■ Given request
Copy out each line exactly; pictures stay out of the copy.

■ Supplied data

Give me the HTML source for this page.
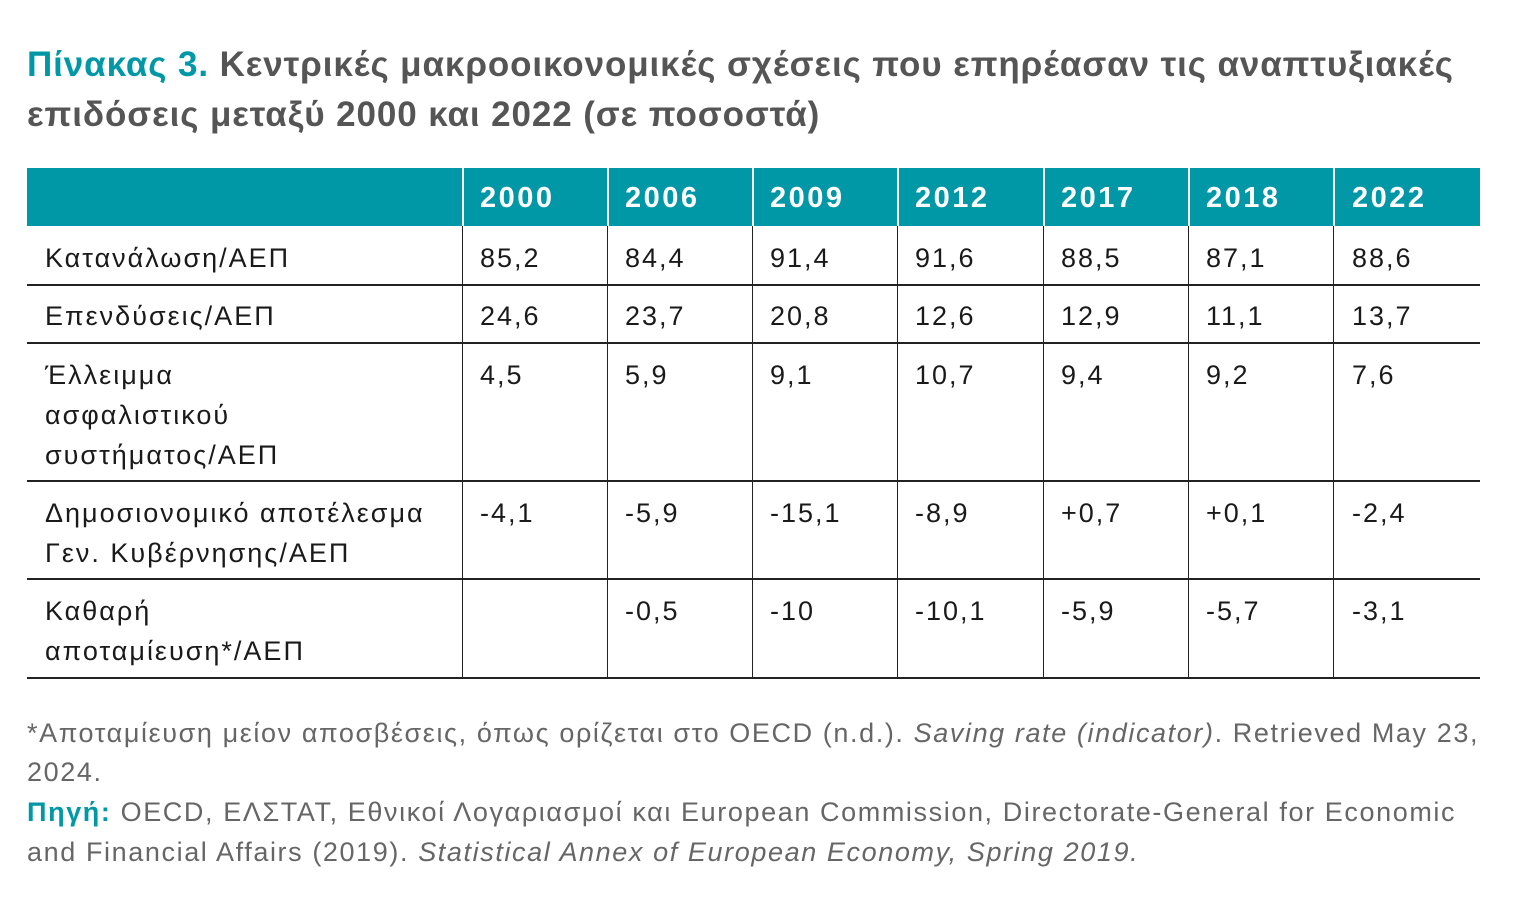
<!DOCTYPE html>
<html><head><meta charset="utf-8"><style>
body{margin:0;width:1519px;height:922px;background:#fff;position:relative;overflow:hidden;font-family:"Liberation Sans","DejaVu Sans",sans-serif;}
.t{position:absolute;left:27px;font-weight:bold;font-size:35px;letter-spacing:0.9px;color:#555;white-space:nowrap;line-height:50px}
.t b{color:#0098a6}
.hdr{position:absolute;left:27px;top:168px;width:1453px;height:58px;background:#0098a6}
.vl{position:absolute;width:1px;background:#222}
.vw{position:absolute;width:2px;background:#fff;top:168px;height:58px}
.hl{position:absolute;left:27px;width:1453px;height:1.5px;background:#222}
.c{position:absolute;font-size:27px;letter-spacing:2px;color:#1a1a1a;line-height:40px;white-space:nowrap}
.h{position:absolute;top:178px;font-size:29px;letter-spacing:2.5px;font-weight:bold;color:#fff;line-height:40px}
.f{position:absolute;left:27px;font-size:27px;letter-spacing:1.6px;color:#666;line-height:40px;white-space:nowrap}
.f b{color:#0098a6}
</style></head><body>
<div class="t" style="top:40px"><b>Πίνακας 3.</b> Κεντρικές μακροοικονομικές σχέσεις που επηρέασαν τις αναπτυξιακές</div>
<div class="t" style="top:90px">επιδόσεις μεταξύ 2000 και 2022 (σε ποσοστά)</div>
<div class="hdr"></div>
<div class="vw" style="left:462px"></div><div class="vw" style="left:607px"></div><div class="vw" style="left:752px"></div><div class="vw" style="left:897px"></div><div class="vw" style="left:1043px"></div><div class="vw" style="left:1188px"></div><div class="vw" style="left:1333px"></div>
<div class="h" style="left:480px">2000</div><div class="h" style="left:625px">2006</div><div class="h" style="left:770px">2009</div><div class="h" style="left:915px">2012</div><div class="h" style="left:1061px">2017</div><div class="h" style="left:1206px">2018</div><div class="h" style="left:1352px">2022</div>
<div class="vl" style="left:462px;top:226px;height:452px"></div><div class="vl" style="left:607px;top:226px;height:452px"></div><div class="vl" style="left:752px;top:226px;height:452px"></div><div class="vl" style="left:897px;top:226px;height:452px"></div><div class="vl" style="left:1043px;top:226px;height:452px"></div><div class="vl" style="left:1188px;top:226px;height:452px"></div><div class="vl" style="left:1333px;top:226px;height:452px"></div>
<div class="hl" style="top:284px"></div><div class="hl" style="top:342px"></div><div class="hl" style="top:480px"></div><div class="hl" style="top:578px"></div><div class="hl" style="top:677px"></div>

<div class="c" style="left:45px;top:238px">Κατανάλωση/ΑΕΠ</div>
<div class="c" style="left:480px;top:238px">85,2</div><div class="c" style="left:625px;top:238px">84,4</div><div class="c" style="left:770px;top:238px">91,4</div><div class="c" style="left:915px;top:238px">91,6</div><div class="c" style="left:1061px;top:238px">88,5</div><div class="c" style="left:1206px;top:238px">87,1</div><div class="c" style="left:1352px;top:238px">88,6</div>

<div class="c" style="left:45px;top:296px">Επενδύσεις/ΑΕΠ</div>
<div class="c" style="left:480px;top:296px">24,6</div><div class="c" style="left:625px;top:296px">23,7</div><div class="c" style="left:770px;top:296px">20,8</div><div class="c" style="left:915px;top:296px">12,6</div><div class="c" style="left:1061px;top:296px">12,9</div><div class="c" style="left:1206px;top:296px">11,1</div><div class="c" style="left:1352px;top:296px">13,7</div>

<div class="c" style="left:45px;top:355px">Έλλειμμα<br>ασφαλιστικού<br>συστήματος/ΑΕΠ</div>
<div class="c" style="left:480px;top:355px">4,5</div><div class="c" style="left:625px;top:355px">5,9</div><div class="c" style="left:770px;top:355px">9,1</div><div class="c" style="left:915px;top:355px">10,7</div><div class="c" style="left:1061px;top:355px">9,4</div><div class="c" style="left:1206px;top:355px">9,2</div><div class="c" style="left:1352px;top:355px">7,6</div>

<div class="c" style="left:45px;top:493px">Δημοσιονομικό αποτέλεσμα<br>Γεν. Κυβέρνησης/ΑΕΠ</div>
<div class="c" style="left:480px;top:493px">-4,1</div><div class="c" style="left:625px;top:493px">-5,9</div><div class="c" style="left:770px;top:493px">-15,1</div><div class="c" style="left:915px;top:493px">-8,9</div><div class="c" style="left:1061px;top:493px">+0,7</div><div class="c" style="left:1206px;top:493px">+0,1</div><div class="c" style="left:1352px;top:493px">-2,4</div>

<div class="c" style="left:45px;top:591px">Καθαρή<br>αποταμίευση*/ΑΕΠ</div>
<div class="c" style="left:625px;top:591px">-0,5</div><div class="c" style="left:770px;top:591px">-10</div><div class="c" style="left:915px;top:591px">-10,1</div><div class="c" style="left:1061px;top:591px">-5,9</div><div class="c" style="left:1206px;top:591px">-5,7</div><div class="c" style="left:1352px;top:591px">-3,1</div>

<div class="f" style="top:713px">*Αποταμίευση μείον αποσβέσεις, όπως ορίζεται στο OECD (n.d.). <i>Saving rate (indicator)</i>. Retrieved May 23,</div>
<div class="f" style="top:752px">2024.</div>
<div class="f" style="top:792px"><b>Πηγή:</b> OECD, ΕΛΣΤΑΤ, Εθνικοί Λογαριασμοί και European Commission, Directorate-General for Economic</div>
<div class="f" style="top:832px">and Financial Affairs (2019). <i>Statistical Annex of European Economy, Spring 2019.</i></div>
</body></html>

■ Result of this task
Give me the HTML source for this page.
<!DOCTYPE html>
<html><head><meta charset="utf-8"><style>
body{margin:0;width:1519px;height:922px;background:#fff;position:relative;overflow:hidden;font-family:"Liberation Sans","DejaVu Sans",sans-serif;}
.t{position:absolute;left:27px;font-weight:bold;font-size:35px;letter-spacing:0.9px;color:#555;white-space:nowrap;line-height:50px}
.t b{color:#0098a6}
.hdr{position:absolute;left:27px;top:168px;width:1453px;height:58px;background:#0098a6}
.vl{position:absolute;width:1px;background:#222}
.vw{position:absolute;width:2px;background:#fff;top:168px;height:58px}
.hl{position:absolute;left:27px;width:1453px;height:1.5px;background:#222}
.c{position:absolute;font-size:27px;letter-spacing:2px;color:#1a1a1a;line-height:40px;white-space:nowrap}
.h{position:absolute;top:178px;font-size:29px;letter-spacing:2.5px;font-weight:bold;color:#fff;line-height:40px}
.f{position:absolute;left:27px;font-size:27px;letter-spacing:1.6px;color:#666;line-height:40px;white-space:nowrap}
.f b{color:#0098a6}
</style></head><body>
<div class="t" style="top:40px"><b>Πίνακας 3.</b> Κεντρικές μακροοικονομικές σχέσεις που επηρέασαν τις αναπτυξιακές</div>
<div class="t" style="top:90px">επιδόσεις μεταξύ 2000 και 2022 (σε ποσοστά)</div>
<div class="hdr"></div>
<div class="vw" style="left:462px"></div><div class="vw" style="left:607px"></div><div class="vw" style="left:752px"></div><div class="vw" style="left:897px"></div><div class="vw" style="left:1043px"></div><div class="vw" style="left:1188px"></div><div class="vw" style="left:1333px"></div>
<div class="h" style="left:480px">2000</div><div class="h" style="left:625px">2006</div><div class="h" style="left:770px">2009</div><div class="h" style="left:915px">2012</div><div class="h" style="left:1061px">2017</div><div class="h" style="left:1206px">2018</div><div class="h" style="left:1352px">2022</div>
<div class="vl" style="left:462px;top:226px;height:452px"></div><div class="vl" style="left:607px;top:226px;height:452px"></div><div class="vl" style="left:752px;top:226px;height:452px"></div><div class="vl" style="left:897px;top:226px;height:452px"></div><div class="vl" style="left:1043px;top:226px;height:452px"></div><div class="vl" style="left:1188px;top:226px;height:452px"></div><div class="vl" style="left:1333px;top:226px;height:452px"></div>
<div class="hl" style="top:284px"></div><div class="hl" style="top:342px"></div><div class="hl" style="top:480px"></div><div class="hl" style="top:578px"></div><div class="hl" style="top:677px"></div>

<div class="c" style="left:45px;top:238px">Κατανάλωση/ΑΕΠ</div>
<div class="c" style="left:480px;top:238px">85,2</div><div class="c" style="left:625px;top:238px">84,4</div><div class="c" style="left:770px;top:238px">91,4</div><div class="c" style="left:915px;top:238px">91,6</div><div class="c" style="left:1061px;top:238px">88,5</div><div class="c" style="left:1206px;top:238px">87,1</div><div class="c" style="left:1352px;top:238px">88,6</div>

<div class="c" style="left:45px;top:296px">Επενδύσεις/ΑΕΠ</div>
<div class="c" style="left:480px;top:296px">24,6</div><div class="c" style="left:625px;top:296px">23,7</div><div class="c" style="left:770px;top:296px">20,8</div><div class="c" style="left:915px;top:296px">12,6</div><div class="c" style="left:1061px;top:296px">12,9</div><div class="c" style="left:1206px;top:296px">11,1</div><div class="c" style="left:1352px;top:296px">13,7</div>

<div class="c" style="left:45px;top:355px">Έλλειμμα<br>ασφαλιστικού<br>συστήματος/ΑΕΠ</div>
<div class="c" style="left:480px;top:355px">4,5</div><div class="c" style="left:625px;top:355px">5,9</div><div class="c" style="left:770px;top:355px">9,1</div><div class="c" style="left:915px;top:355px">10,7</div><div class="c" style="left:1061px;top:355px">9,4</div><div class="c" style="left:1206px;top:355px">9,2</div><div class="c" style="left:1352px;top:355px">7,6</div>

<div class="c" style="left:45px;top:493px">Δημοσιονομικό αποτέλεσμα<br>Γεν. Κυβέρνησης/ΑΕΠ</div>
<div class="c" style="left:480px;top:493px">-4,1</div><div class="c" style="left:625px;top:493px">-5,9</div><div class="c" style="left:770px;top:493px">-15,1</div><div class="c" style="left:915px;top:493px">-8,9</div><div class="c" style="left:1061px;top:493px">+0,7</div><div class="c" style="left:1206px;top:493px">+0,1</div><div class="c" style="left:1352px;top:493px">-2,4</div>

<div class="c" style="left:45px;top:591px">Καθαρή<br>αποταμίευση*/ΑΕΠ</div>
<div class="c" style="left:625px;top:591px">-0,5</div><div class="c" style="left:770px;top:591px">-10</div><div class="c" style="left:915px;top:591px">-10,1</div><div class="c" style="left:1061px;top:591px">-5,9</div><div class="c" style="left:1206px;top:591px">-5,7</div><div class="c" style="left:1352px;top:591px">-3,1</div>

<div class="f" style="top:713px">*Αποταμίευση μείον αποσβέσεις, όπως ορίζεται στο OECD (n.d.). <i>Saving rate (indicator)</i>. Retrieved May 23,</div>
<div class="f" style="top:752px">2024.</div>
<div class="f" style="top:792px"><b>Πηγή:</b> OECD, ΕΛΣΤΑΤ, Εθνικοί Λογαριασμοί και European Commission, Directorate-General for Economic</div>
<div class="f" style="top:832px">and Financial Affairs (2019). <i>Statistical Annex of European Economy, Spring 2019.</i></div>
</body></html>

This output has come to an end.